Frequently Asked Questions (FAQ)

1. What is the difference between SMD and through-hole components?

SMD components are mounted directly onto the surface of a PCB, while through-hole components have leads that are inserted into holes drilled in the PCB and soldered on the opposite side. SMDs are smaller, enable higher component density, and are better suited for automated assembly, while through-hole components are generally larger and easier to handle manually.

2. Can SMDs be soldered by hand?

Yes, SMDs can be soldered by hand using a fine-tipped soldering iron, tweezers, and a steady hand. However, due to their small size, hand-soldering SMDs can be challenging and requires practice and proper technique. Using magnification and proper lighting can also help improve accuracy and quality.

3. How do I identify the value of an SMD component?

Most SMD components have a numeric or alphanumeric code printed on their surface that indicates their value or part number. These codes can be looked up in the manufacturer’s datasheet or online databases to determine the component’s specifications. Some common coding systems include the EIA-96 standard for resistors and the EIA-198 standard for capacitors.

4. Are there any disadvantages to using SMDs?

While SMDs offer many advantages, there are some potential disadvantages to consider. These include:

  • Difficulty in manual assembly and repair due to their small size
  • Higher initial setup costs for automated assembly equipment
  • Potential for thermal stress and damage during soldering due to their small size and limited heat dissipation
  • Reduced mechanical strength compared to through-hole components

5. How do I choose the right SMD package for my application?

When selecting an SMD package for your application, consider factors such as:

  • Required component density and board space
  • Electrical and thermal performance requirements
  • Mechanical stress and environmental conditions
  • Manufacturing capabilities and assembly process
  • Cost and availability of components

Consult with component manufacturers, PCB design guidelines, and industry standards to determine the most suitable SMD package for your specific application.

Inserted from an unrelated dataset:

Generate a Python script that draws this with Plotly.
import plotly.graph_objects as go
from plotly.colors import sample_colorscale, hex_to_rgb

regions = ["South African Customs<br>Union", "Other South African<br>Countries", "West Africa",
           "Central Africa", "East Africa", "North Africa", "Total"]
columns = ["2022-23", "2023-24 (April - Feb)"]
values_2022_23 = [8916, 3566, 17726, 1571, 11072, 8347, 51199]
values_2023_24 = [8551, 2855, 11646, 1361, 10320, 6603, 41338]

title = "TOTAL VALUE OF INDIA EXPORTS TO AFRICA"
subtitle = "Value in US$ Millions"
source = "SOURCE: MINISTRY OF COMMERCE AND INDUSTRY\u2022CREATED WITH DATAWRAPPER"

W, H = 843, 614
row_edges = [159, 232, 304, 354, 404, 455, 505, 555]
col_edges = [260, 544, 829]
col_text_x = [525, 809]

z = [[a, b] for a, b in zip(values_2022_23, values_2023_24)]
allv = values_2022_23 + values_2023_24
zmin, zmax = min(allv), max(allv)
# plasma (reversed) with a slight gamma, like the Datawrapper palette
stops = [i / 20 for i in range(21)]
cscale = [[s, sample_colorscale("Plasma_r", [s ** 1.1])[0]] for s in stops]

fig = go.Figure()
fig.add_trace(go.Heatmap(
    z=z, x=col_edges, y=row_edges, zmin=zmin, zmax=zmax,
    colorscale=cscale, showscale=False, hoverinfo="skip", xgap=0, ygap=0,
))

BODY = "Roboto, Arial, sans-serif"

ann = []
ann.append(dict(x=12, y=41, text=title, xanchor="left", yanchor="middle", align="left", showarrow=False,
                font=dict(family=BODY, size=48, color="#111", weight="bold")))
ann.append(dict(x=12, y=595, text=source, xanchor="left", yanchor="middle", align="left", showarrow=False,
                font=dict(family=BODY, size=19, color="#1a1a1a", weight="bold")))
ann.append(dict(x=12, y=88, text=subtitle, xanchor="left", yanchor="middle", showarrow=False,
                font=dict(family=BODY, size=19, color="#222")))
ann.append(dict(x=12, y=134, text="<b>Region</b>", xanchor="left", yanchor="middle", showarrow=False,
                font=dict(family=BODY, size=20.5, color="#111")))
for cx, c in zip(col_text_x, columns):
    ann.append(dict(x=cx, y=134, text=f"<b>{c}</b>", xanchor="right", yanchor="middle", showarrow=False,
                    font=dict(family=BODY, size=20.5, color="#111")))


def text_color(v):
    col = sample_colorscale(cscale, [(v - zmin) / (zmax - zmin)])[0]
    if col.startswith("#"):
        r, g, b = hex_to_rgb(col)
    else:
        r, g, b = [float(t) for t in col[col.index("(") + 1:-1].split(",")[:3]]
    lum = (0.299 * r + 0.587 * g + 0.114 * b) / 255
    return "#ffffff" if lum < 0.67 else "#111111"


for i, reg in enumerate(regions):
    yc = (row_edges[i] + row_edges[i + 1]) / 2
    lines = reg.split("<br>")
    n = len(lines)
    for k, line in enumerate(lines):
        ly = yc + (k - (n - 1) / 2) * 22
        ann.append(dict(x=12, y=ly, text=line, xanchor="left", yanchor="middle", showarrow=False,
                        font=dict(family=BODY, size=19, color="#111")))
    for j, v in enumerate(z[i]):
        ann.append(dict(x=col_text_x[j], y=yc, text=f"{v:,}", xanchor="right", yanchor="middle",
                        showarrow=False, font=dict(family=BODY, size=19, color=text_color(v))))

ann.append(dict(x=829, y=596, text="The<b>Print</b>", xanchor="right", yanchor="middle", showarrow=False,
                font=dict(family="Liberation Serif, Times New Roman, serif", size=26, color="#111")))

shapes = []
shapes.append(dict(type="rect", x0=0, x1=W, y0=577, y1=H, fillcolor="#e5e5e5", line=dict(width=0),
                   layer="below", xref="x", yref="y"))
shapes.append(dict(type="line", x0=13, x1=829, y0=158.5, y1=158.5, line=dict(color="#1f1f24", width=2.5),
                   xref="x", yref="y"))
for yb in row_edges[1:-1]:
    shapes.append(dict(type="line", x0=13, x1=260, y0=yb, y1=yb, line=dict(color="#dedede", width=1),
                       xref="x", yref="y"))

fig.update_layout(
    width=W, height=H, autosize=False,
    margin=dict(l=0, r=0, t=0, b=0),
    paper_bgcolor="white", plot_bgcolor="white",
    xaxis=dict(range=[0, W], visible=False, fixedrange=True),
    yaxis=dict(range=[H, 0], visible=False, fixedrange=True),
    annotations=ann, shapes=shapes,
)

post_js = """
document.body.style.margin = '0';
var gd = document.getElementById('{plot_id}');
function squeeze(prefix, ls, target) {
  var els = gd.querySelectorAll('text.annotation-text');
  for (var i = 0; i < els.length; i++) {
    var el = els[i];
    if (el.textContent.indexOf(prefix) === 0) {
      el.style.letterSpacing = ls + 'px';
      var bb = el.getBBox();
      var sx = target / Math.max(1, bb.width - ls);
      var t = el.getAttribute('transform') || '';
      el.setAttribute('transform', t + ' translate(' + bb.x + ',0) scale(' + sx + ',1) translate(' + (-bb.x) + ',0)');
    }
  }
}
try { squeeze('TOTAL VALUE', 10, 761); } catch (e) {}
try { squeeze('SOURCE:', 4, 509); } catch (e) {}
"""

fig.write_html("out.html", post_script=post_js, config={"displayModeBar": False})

Surface Mount Devices have transformed the electronics industry by enabling smaller, more efficient, and more reliable electronic devices. By understanding the types, advantages, and applications of SMDs, engineers and technicians can leverage these components to create innovative and high-performance electronic solutions. As technology continues to advance, SMDs will undoubtedly play a crucial role in shaping the future of electronics.